Ce qui semble à première vue un fond sous-marin quasi désertique et dépourvu de vie est en réalité le plus grand macroécosystème de la planète, peuplé de créatures fantastiques comme le poisson-pêcheur des abysses, le calmar vampire et d'anciens coraux qui datent de l'Age de bronze. L'université de Hawaï a mené récemment une exploration des fonds marins de la zone Clarion-Clipperton, une vaste zone géologique sous-marine qui s'étend entre l'archipel d'Hawaï et le Mexique. Les chercheurs y ont découvert une flore et une faune abondantes, dont la moitié était totalement inconnue.
Dans les profondeurs océaniques, des chercheurs ont récemment découvert des organismes microbiens (dont certains datent de plusieurs millions d'années) qui pourraient jouer un rôle important dans la régulation du climat de la Terre. Perturber cet écosystème sous-marin ou même le recouvrir par endroits de sédiments qu'une activité minière sous-marine produirait inévitablement pourrait le faire disparaître. Or on connaît mal les effets ce cet écosystème sur la pêche, sur le climat et sur les autres écosystèmes nécessaires à la vie, qu'elle soit terrestre ou maritime.

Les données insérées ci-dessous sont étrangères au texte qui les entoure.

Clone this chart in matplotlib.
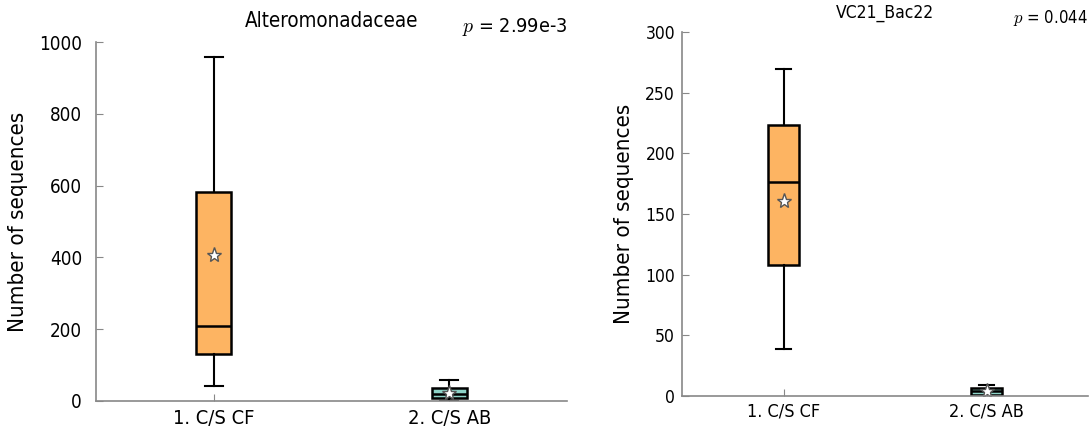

La communauté internationale devrait chercher à extraire les minéraux dont elle a besoin de la manière la moins néfaste possible pour l'environnement - que ces minéraux proviennent du fond des océans ou de la République démocratique du Congo. Il faudrait au moins réfléchir sur un équilibre entre extraction minière et destruction de l'environnement avant de prendre des décisions cruciales, pour en évaluer les conséquences avant qu'elles ne soient irréversibles. Il est évident que la Chine et les USA (si on peut les convaincre de ne plus rester sur la touche) doivent jouer un rôle moteur dans cette démarche.
Au début de la Révolution industrielle, personne ne songeait à son impact sur le climat. Mais aujourd'hui, à l'ère numérique, nous devons être conscients des conséquences de l'exploitation des richesses minérales sous-marines.